Marriage isn't about changing and leaving your partner in the dust. It's about changing and working together. When you can't that's when it's difficult. If you can, the partner you had at 20 can still be the one at 50.
And by the way, I don't believe in soulmates, sorry Maat. I believe there are MANY people out there that would work in a relationship with you. It's whether or not you chose to work on that relationship.
Perhaps your true soulmate was meet at 15, but you weren't ready for the commitment, maturity necessary. Then at 30, you meet a great person, and aren't ready. But they aren't your 'soulmate'.
I meet my DH young and inexperienced. We've grown up a lot over the past decade, and it's become harder. Mostly because we've grown up a lot during our 20s, and we've changed.
Does it make us less compatible? It could if we weren't working on us. Maybe people who meet at 35 have it way easier.
Our neighbors meet at 36 and 42. Married within 8 months of meeting, engaged in 3 months. Happily married with 1 kid going on 3 years. Took us 5 years to wed and it's been another 4.5 years. We had to grow up a lot. We're just fortunate we grew up together.
One more thing, OP, I married my DH for his green card. Yeah we were great together but we weren't in a rush to wed. Just so happened it was a good idea for his job situation so we did it.

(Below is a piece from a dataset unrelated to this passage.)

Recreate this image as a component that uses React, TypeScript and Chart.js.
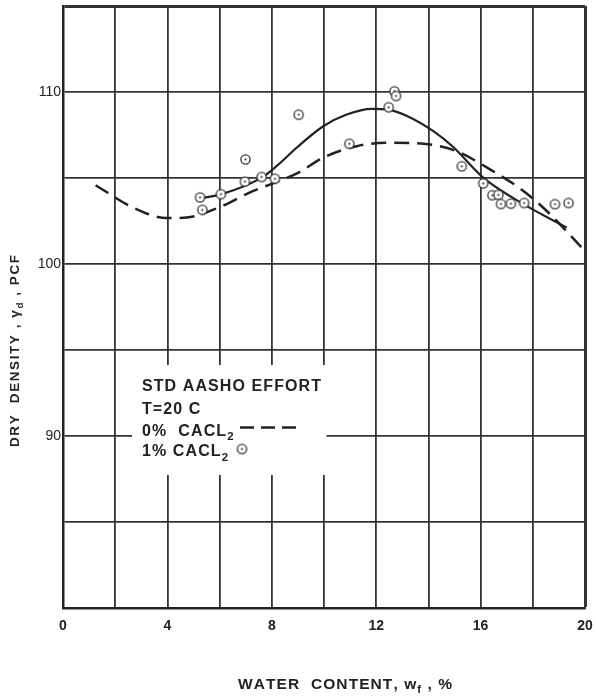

We barely had an interview with the INS about our marriage. It like hi, you're married? Great, see you later. And we had come in with everything from our 5+ years together. They rubber stamped us because we had already bought a condo together, checking, CC, savings, investments, etc.
And we also know people married solely for the green card. 3 different marriages actually and they all got investigated a lot.